O ex-jogador Sócrates quer defender um mestrado com uma tese um tanto excêntrica: ele quer mudar o número de jogadores de 11 para 9 (8 além do goleiro). Na verdade, o economista Mario Henrique Simonsen já tinha sugerido uma brincadeira como essa durante a copa de 1990. Sócrates pretende medir algumas características do jogo com e sem essa intervenção, um dia eu assisti entrevista em que ele fala que precisaria de dinheiro e mais ou menos uns trezentos jogos com jogadores profissionais para ver se a medida realmente resultaria naquilo que gostamos de ver: mais dribles, mais movimentação e mais gols. Essa é uma medida mais dramática do que a simples mudança de bola, provavelmente os impactos para o esporte serão tremendos, resta saber se favoráveis.


Mesmo no exemplo mencionado de jogos com Jabulani e jogos com outra bola, a comparação não seria nada fácil. Um jogo Brasil e Portugal não tem as mesmas características de Portugal e Coréia do Norte. Como comparar jogos entre seleções diferentes? As características influentes no resultado de uma partida são tantas que a comparação seria um tanto impossível mesmo se tivessemos Portugal e Brasil (com Jabulani) e Portugal e Brasil (sem Jabulani). Há inumeras variáveis não observáveis. Digamos que a primeira partida fosse o micho 0x0 que ocorreu de fato e a segunda fosse 3x3. Ainda não seria possível creditar o efeito de 6 gols à outra bola.

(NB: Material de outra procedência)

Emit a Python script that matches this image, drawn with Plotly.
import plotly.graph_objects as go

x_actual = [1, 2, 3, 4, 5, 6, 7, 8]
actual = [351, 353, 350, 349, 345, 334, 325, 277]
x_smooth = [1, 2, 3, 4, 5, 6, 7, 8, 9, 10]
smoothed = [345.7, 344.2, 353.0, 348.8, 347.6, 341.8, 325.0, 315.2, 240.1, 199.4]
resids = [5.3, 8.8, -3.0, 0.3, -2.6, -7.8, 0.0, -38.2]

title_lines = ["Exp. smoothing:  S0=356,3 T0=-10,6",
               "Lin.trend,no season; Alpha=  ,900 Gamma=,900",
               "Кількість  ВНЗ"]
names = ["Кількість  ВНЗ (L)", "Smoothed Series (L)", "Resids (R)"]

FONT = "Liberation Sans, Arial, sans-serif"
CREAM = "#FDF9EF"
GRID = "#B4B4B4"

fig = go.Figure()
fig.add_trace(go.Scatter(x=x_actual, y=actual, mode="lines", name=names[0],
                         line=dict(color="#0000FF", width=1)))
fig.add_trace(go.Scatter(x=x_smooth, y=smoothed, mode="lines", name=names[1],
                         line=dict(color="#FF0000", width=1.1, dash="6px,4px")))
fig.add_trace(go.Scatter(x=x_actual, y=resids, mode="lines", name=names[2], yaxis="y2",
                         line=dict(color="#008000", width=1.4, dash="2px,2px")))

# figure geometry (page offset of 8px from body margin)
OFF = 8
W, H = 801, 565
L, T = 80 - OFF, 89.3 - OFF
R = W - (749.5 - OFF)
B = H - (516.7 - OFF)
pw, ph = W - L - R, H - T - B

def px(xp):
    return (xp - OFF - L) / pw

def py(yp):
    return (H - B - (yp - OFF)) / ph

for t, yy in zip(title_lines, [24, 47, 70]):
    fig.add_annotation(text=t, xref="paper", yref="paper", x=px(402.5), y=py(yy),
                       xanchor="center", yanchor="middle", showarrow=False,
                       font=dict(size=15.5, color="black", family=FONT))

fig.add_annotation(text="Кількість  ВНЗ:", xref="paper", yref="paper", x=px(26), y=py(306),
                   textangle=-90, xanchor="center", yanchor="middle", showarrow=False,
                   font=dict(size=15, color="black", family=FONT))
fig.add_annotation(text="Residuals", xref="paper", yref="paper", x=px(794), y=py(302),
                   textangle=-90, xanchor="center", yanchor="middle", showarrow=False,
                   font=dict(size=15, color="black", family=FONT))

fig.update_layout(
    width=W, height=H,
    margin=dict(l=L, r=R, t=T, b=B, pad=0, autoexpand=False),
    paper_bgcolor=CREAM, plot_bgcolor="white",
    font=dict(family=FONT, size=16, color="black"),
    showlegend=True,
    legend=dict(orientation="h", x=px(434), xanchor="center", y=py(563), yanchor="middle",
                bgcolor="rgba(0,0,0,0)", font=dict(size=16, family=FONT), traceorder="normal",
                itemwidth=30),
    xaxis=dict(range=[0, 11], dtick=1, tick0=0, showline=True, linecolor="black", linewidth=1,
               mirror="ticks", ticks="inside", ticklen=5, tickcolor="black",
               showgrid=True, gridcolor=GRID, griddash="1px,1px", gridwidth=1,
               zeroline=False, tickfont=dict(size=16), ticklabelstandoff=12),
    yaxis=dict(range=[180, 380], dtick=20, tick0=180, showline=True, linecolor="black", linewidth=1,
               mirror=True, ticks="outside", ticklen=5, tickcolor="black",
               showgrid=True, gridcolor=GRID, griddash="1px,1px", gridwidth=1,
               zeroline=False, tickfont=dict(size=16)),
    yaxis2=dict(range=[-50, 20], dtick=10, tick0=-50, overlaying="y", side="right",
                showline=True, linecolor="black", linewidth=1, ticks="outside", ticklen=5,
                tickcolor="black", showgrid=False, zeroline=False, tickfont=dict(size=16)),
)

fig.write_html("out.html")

Podem ser circuntânicas outras: time reserva, esquema tático, sorte, gramado, chuva... E se pudessemos fazer vários jogos, 30 por exemplo?

Aí, talvez...

Para as características do futebol teriamos de observar muito mais jogos. É caro e despropositado ver seleções como Portugal e Brasil se enfrentarem 300 vezes apenas pra ver se a tal da bola tem efeito ou não. Elas jogariam por jogar, para fazer número, extremamente diferente dos interesses postos em uma copa. No caso, a Adidas e a FIFA poderiam fazer isso com dois times genéricos pagos para fazer partidas-teste, sem substituições. Depois ampliar o teste para mais times. Mesmo para a empresa e para a FIFA, principais interessadas, isso seria muito caro. Mais caro ainda (menor relação benefício/custo) se o efeito fosse pequeno.

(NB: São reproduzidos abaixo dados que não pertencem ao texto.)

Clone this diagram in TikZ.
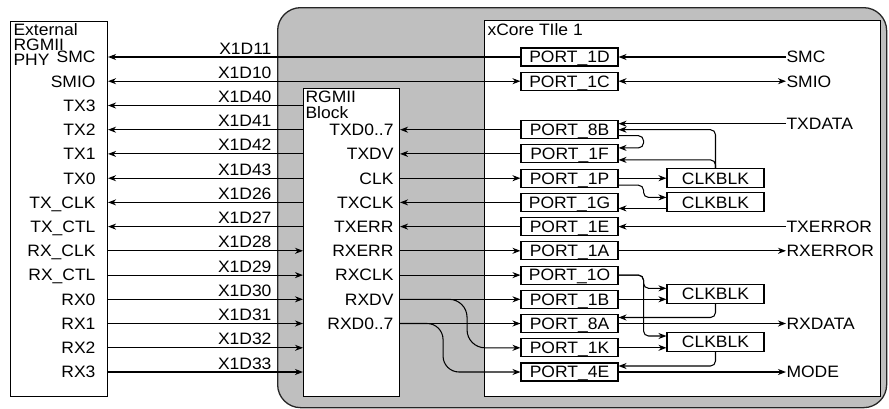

Na natação fez sucesso o novo maiô LZR da speedo, tanto que a suspeita de que ele poderia ter efeito no tempo dos atletas levou a FINA (Federação Internacional de Natação) a suspender o maiô em algumas competições, nem todos os atletas o tinham e dispunham de recursos para comprar. Mesmo aí, levantou-se questionamentos sobre os verdadeiros efeitos do maiô, os testes realizados poderiam não ser suficientes. Paira ainda a dúvida. Mas esse é mais um interessante exemplo de como os recursos tecnológicos podem fazer a diferença no esporte.

Para finalizar a polêmica da bola: ao que me parece, a diferença que pode ser creditada a ela é mínima. Mesmo que a média mais baixa de gols por jogos dessa copa se confirme, isso não é efeito da bola ou da pouca adaptação de alguns jogadores à ela, mas sim uma flutuação em torno da média de 2,5 gols por partida que é o normal das últimas três décadas.

E aí?! Será que vale a pena adotar a sugestão nada ortodoxa do Sócrates?